Directions for this task:
Copy exactly the lines from the start of the material through the line with "32.35, 11.11, 10.00];". Pictures stay out of the copy.

Stored data:
[start]

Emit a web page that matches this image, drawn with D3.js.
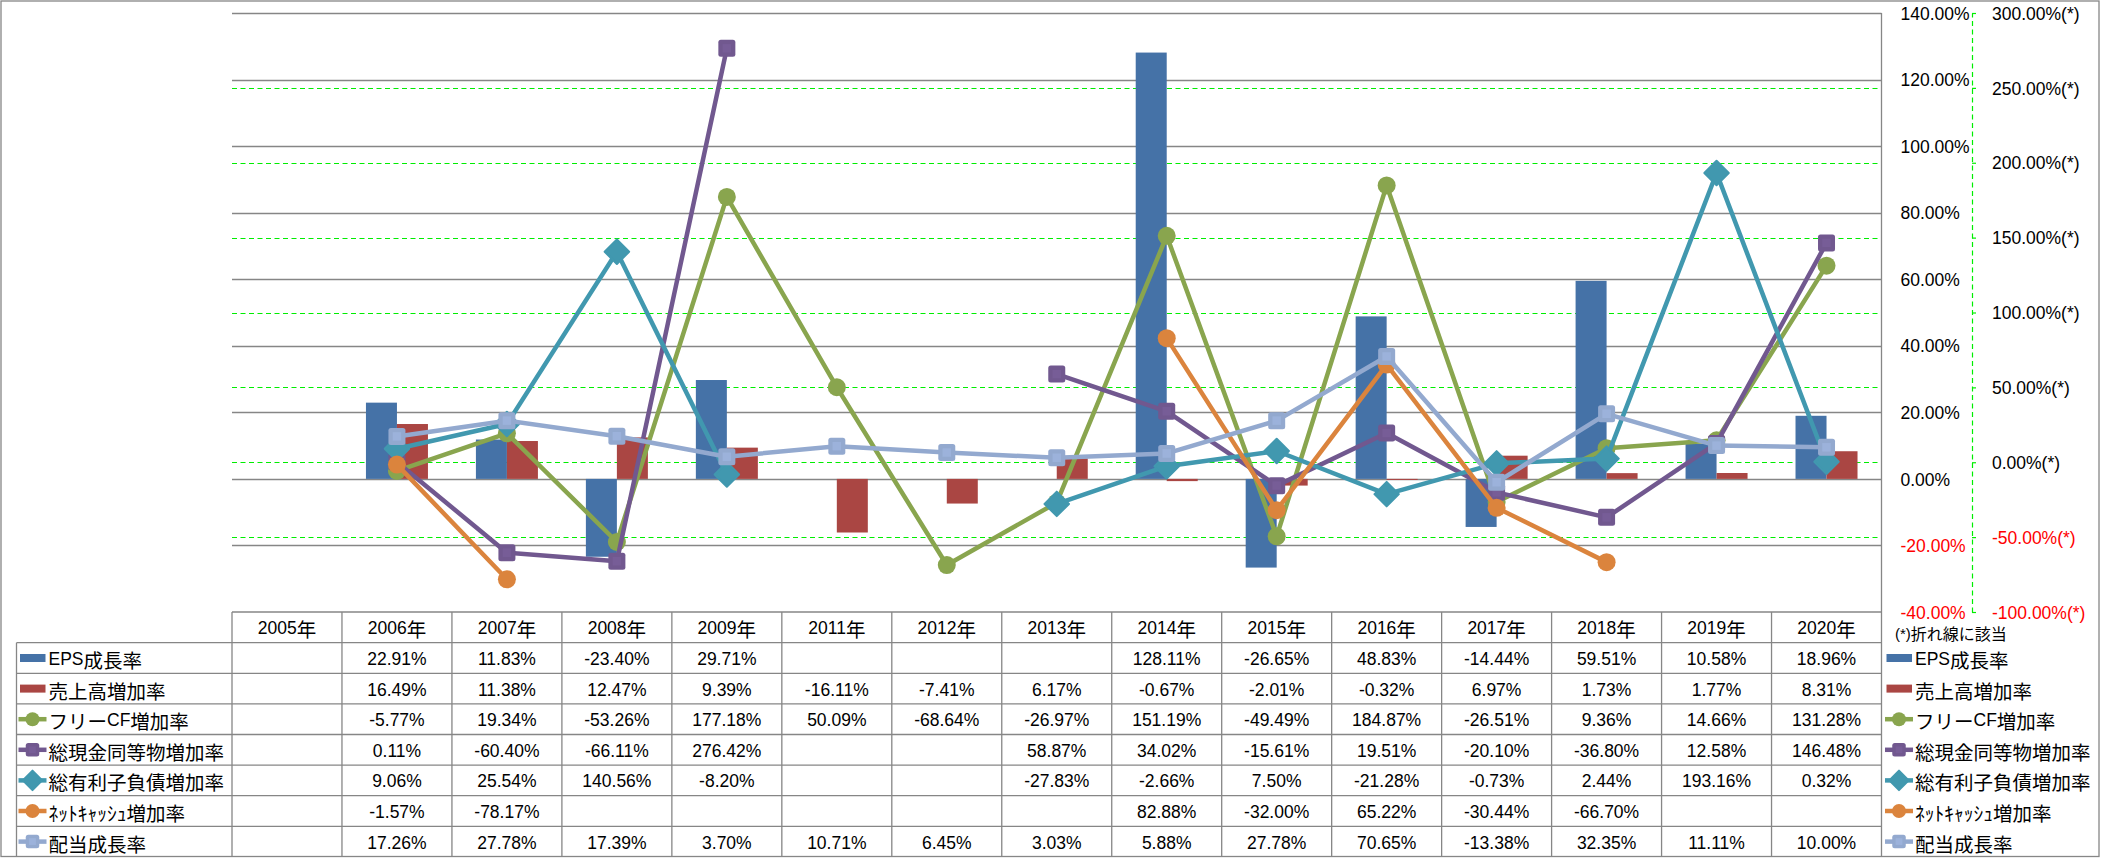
<!DOCTYPE html>
<html><head><meta charset="utf-8">
<script src="https://cdn.jsdelivr.net/npm/d3@7/dist/d3.min.js"></script>
<style>
html,body{margin:0;padding:0;background:#fff;}
svg{display:block;}
</style></head>
<body><svg id="c" width="2101" height="858"></svg>
<script>
// ---------- data ----------
const years = ["2005年","2006年","2007年","2008年","2009年","2011年","2012年","2013年","2014年","2015年","2016年","2017年","2018年","2019年","2020年"];
const epsGrowth   = [null, 22.91, 11.83, -23.40, 29.71, null, null, null, 128.11, -26.65, 48.83, -14.44, 59.51, 10.58, 18.96];
const salesGrowth = [null, 16.49, 11.38, 12.47, 9.39, -16.11, -7.41, 6.17, -0.67, -2.01, -0.32, 6.97, 1.73, 1.77, 8.31];
const fcfGrowth   = [null, -5.77, 19.34, -53.26, 177.18, 50.09, -68.64, -26.97, 151.19, -49.49, 184.87, -26.51, 9.36, 14.66, 131.28];
const cashGrowth  = [null, 0.11, -60.40, -66.11, 276.42, null, null, 58.87, 34.02, -15.61, 19.51, -20.10, -36.80, 12.58, 146.48];
const debtGrowth  = [null, 9.06, 25.54, 140.56, -8.20, null, null, -27.83, -2.66, 7.50, -21.28, -0.73, 2.44, 193.16, 0.32];
const netCashGrowth = [null, -1.57, -78.17, null, null, null, null, null, 82.88, -32.00, 65.22, -30.44, -66.70, null, null];
const dividendGrowth = [null, 17.26, 27.78, 17.39, 3.70, 10.71, 6.45, 3.03, 5.88, 27.78, 70.65, -13.38, 32.35, 11.11, 10.00];

const seriesNames = ["EPS成長率","売上高増加率","フリーCF増加率","総現金同等物増加率","総有利子負債増加率","ﾈｯﾄｷｬｯｼｭ増加率","配当成長率"];
const primaryTicks = [-40,-20,0,20,40,60,80,100,120,140];
const secondaryTicks = [-100,-50,0,50,100,150,200,250,300];
const noteText = "(*)折れ線に該当";

// ---------- series definitions ----------
const barSeries = [
  {name: seriesNames[0], values: epsGrowth, color: "#4572A7"},
  {name: seriesNames[1], values: salesGrowth, color: "#AA4643"}
];
const lineSeries = [
  {name: seriesNames[2], values: fcfGrowth, color: "#89A54E", marker: "circle"},
  {name: seriesNames[3], values: cashGrowth, color: "#71588F", marker: "square"},
  {name: seriesNames[4], values: debtGrowth, color: "#4198AF", marker: "diamond"},
  {name: seriesNames[5], values: netCashGrowth, color: "#DB843D", marker: "circle"},
  {name: seriesNames[6], values: dividendGrowth, color: "#93A9CF", marker: "square"}
];
const allSeries = [...barSeries.map(s=>({...s,type:"bar"})), ...lineSeries.map(s=>({...s,type:"line"}))];

// ---------- layout ----------
const svg = d3.select("#c");
const W = 2101, H = 858;
const plot = {left: 232, right: 1881.5, top: 13, bottom: 612};
const gridColor = "#868686";
const latinFont = "'Liberation Sans', Arial, sans-serif";
const cjkFont = "'Noto Sans CJK JP', 'Noto Sans CJK SC', sans-serif";

const x = d3.scaleBand().domain(years).range([plot.left, plot.right]).padding(0);
const barW = 31;
const xb = d3.scaleBand().domain(barSeries.map(s=>s.name))
  .range([0, x.bandwidth()]).paddingInner(0).paddingOuter((x.bandwidth()/barW - 2)/2);
const yL = d3.scaleLinear().domain([-40, 140]).range([plot.bottom, plot.top]);
const yR = d3.scaleLinear().domain([-100, 300]).range([plot.bottom, plot.top]);

// outer border
svg.append("rect").attr("x",1).attr("y",1).attr("width",W-3).attr("height",H-2.5)
  .attr("fill","#fff").attr("stroke",gridColor).attr("stroke-width",1.3);

// mixed text helper (latin runs in latin font, CJK runs in CJK font)
function mixedText(sel, str, latinSize, cjkSize){
  const parts = str.match(/[\x00-\x7F]+|[^\x00-\x7F]+/g) || [];
  parts.forEach(p=>{
    const latin = /^[\x00-\x7F]+$/.test(p);
    sel.append("tspan").text(p)
      .attr("font-family", latin ? latinFont : cjkFont)
      .attr("font-size", latin ? latinSize : cjkSize);
  });
}

// ---------- gridlines ----------
const grid = svg.append("g");
grid.selectAll("line.gp").data(primaryTicks.filter(t=>t>-40)).join("line")
  .attr("x1", plot.left).attr("x2", plot.right)
  .attr("y1", d=>Math.round(yL(d))+0.5).attr("y2", d=>Math.round(yL(d))+0.5)
  .attr("stroke", gridColor).attr("stroke-width", 1.3);
grid.selectAll("line.gs").data(secondaryTicks.filter(t=>t>-100 && t<300)).join("line")
  .attr("x1", plot.left).attr("x2", plot.right)
  .attr("y1", d=>Math.round(yR(d))+0.5).attr("y2", d=>Math.round(yR(d))+0.5)
  .attr("stroke", "#00EE00").attr("stroke-width", 1.2).attr("stroke-dasharray","5,3.5");

// ---------- bars ----------
const barsG = svg.append("g");
barSeries.forEach(s=>{
  barsG.append("g").selectAll("rect").data(s.values.map((v,i)=>({v, cat: years[i]})).filter(d=>d.v!=null))
    .join("rect")
    .attr("x", d=>x(d.cat)+xb(s.name))
    .attr("width", xb.bandwidth())
    .attr("y", d=>Math.min(yL(d.v), yL(0)))
    .attr("height", d=>Math.abs(yL(d.v)-yL(0)))
    .attr("fill", s.color);
});

// ---------- lines ----------
function drawMarker(g, type, color, size){
  if(type==="circle"){
    g.append("circle").attr("r", size/2).attr("fill", color);
  } else if(type==="square"){
    g.append("rect").attr("x",-size/2).attr("y",-size/2).attr("width",size).attr("height",size)
      .attr("rx",2.5).attr("fill", color);
    g.append("rect").attr("x",-size/4).attr("y",-size/4).attr("width",size/2).attr("height",size/2)
      .attr("fill", d3.color(color).brighter(0.25)).attr("opacity",0.6);
  } else if(type==="diamond"){
    const h = size*0.72;
    g.append("path").attr("d", `M0,${-h}L${h},0L0,${h}L${-h},0Z`).attr("fill", color)
      .attr("stroke", color).attr("stroke-width",2).attr("stroke-linejoin","round");
  }
}
const linesG = svg.append("g");
const lineGen = d3.line().defined(d=>d.v!=null).x(d=>x(d.cat)+x.bandwidth()/2).y(d=>yR(d.v));
lineSeries.forEach(s=>{
  const pts = s.values.map((v,i)=>({v, cat: years[i]}));
  const g = linesG.append("g");
  g.append("path").datum(pts).attr("d", lineGen).attr("fill","none")
    .attr("stroke", s.color).attr("stroke-width", 4.5).attr("stroke-linejoin","round");
  pts.filter(d=>d.v!=null).forEach(d=>{
    const mg = g.append("g").attr("transform", `translate(${x(d.cat)+x.bandwidth()/2},${yR(d.v)})`);
    drawMarker(mg, s.marker, s.color, s.marker==="circle" ? 18 : 17);
  });
});

// ---------- axes ----------
// primary axis line (right border of plot, extends through table)
svg.append("line").attr("x1", 1881.5).attr("x2", 1881.5).attr("y1", plot.top).attr("y2", H-1)
  .attr("stroke", gridColor).attr("stroke-width", 1.3);

const axL = svg.append("g").attr("transform", `translate(${plot.right},0)`)
  .call(d3.axisRight(yL).tickValues(primaryTicks).tickSize(0).tickPadding(19)
    .tickFormat(d=>d.toFixed(2)+"%"));
axL.select(".domain").remove();
axL.selectAll("text").attr("font-family", latinFont).attr("font-size", 17.5)
  .attr("fill", d=>d<0 ? "#FF0000" : "#000").attr("dy","0.35em");

const axR = svg.append("g").attr("transform", `translate(1972,0)`)
  .call(d3.axisRight(yR).tickValues(secondaryTicks).tickSizeInner(4).tickSizeOuter(0).tickPadding(16)
    .tickFormat(d=>d.toFixed(2)+"%(*)"));
axR.select(".domain").attr("stroke","#00EE00").attr("stroke-width",1.2).attr("stroke-dasharray","5,3.5");
axR.selectAll(".tick line").attr("stroke","#00EE00").attr("stroke-width",1.2);
axR.selectAll("text").attr("font-family", latinFont).attr("font-size", 17.5)
  .attr("fill", d=>d<0 ? "#FF0000" : "#000").attr("dy","0.35em");

// ---------- data table ----------
const tbl = svg.append("g");
const headerTop = plot.bottom, headerH = 30.7, rowH = 30.6;
const rowsTop = headerTop + headerH;
const tableBottom = H - 1.5;
const labelLeft = 16.5;
const rowY = i => rowsTop + i*rowH;

// horizontal lines: header top and header bottom over the year columns
tbl.append("line").attr("x1", plot.left).attr("x2", plot.right).attr("y1", headerTop).attr("y2", headerTop)
  .attr("stroke", gridColor).attr("stroke-width",1.3);
d3.range(allSeries.length).forEach(i=>{
  tbl.append("line").attr("x1", labelLeft).attr("x2", plot.right)
    .attr("y1", rowY(i)).attr("y2", rowY(i)).attr("stroke", gridColor).attr("stroke-width",1.3);
});
// vertical lines
tbl.append("line").attr("x1", labelLeft).attr("x2", labelLeft).attr("y1", rowsTop).attr("y2", tableBottom)
  .attr("stroke", gridColor).attr("stroke-width",1.3);
tbl.selectAll("line.v").data(years).join("line")
  .attr("x1", d=>x(d)).attr("x2", d=>x(d)).attr("y1", headerTop).attr("y2", tableBottom)
  .attr("stroke", gridColor).attr("stroke-width",1.3);

// year header text
years.forEach(yv=>{
  const t = tbl.append("text").attr("x", x(yv)+x.bandwidth()/2).attr("y", headerTop+headerH/2+1)
    .attr("text-anchor","middle").attr("dominant-baseline","central").attr("fill","#000");
  mixedText(t, yv, 17.5, 19.5);
});

// legend key
function legendKey(g, s, cx, cy){
  if(s.type==="bar"){
    g.append("rect").attr("x", cx-12.5).attr("y", cy-4).attr("width", 25.5).attr("height", 8).attr("fill", s.color);
  } else {
    g.append("line").attr("x1", cx-14).attr("x2", cx+14).attr("y1", cy).attr("y2", cy)
      .attr("stroke", s.color).attr("stroke-width", 4.5);
    const mg = g.append("g").attr("transform", `translate(${cx},${cy})`);
    drawMarker(mg, s.marker, s.color, s.marker==="circle" ? 14 : 13.5);
  }
}

allSeries.forEach((s,i)=>{
  const cy = rowY(i) + rowH/2;
  legendKey(tbl, s, 32.5, cy);
  const t = tbl.append("text").attr("x", 48.5).attr("y", cy+1).attr("dominant-baseline","central").attr("fill","#000");
  mixedText(t, s.name, 17.5, 19.5);
  s.values.forEach((v,j)=>{
    if(v==null) return;
    tbl.append("text").attr("x", x(years[j])+x.bandwidth()/2).attr("y", cy+1)
      .attr("text-anchor","middle").attr("dominant-baseline","central")
      .attr("font-family", latinFont).attr("font-size", 17.5).attr("fill","#000")
      .text(v.toFixed(2)+"%");
  });
  // right legend
  legendKey(svg, s, 1899, cy);
  const t2 = svg.append("text").attr("x", 1915).attr("y", cy+1).attr("dominant-baseline","central").attr("fill","#000");
  mixedText(t2, s.name, 17.5, 19.5);
});

// note
const nt = svg.append("text").attr("x", 1895).attr("y", 633).attr("dominant-baseline","central").attr("fill","#000");
mixedText(nt, noteText, 15, 16);
</script>
</body></html>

[end]

Written response:
Emit a web page that matches this image, drawn with D3.js.
<!DOCTYPE html>
<html><head><meta charset="utf-8">
<script src="https://cdn.jsdelivr.net/npm/d3@7/dist/d3.min.js"></script>
<style>
html,body{margin:0;padding:0;background:#fff;}
svg{display:block;}
</style></head>
<body><svg id="c" width="2101" height="858"></svg>
<script>
// ---------- data ----------
const years = ["2005年","2006年","2007年","2008年","2009年","2011年","2012年","2013年","2014年","2015年","2016年","2017年","2018年","2019年","2020年"];
const epsGrowth   = [null, 22.91, 11.83, -23.40, 29.71, null, null, null, 128.11, -26.65, 48.83, -14.44, 59.51, 10.58, 18.96];
const salesGrowth = [null, 16.49, 11.38, 12.47, 9.39, -16.11, -7.41, 6.17, -0.67, -2.01, -0.32, 6.97, 1.73, 1.77, 8.31];
const fcfGrowth   = [null, -5.77, 19.34, -53.26, 177.18, 50.09, -68.64, -26.97, 151.19, -49.49, 184.87, -26.51, 9.36, 14.66, 131.28];
const cashGrowth  = [null, 0.11, -60.40, -66.11, 276.42, null, null, 58.87, 34.02, -15.61, 19.51, -20.10, -36.80, 12.58, 146.48];
const debtGrowth  = [null, 9.06, 25.54, 140.56, -8.20, null, null, -27.83, -2.66, 7.50, -21.28, -0.73, 2.44, 193.16, 0.32];
const netCashGrowth = [null, -1.57, -78.17, null, null, null, null, null, 82.88, -32.00, 65.22, -30.44, -66.70, null, null];
const dividendGrowth = [null, 17.26, 27.78, 17.39, 3.70, 10.71, 6.45, 3.03, 5.88, 27.78, 70.65, -13.38, 32.35, 11.11, 10.00];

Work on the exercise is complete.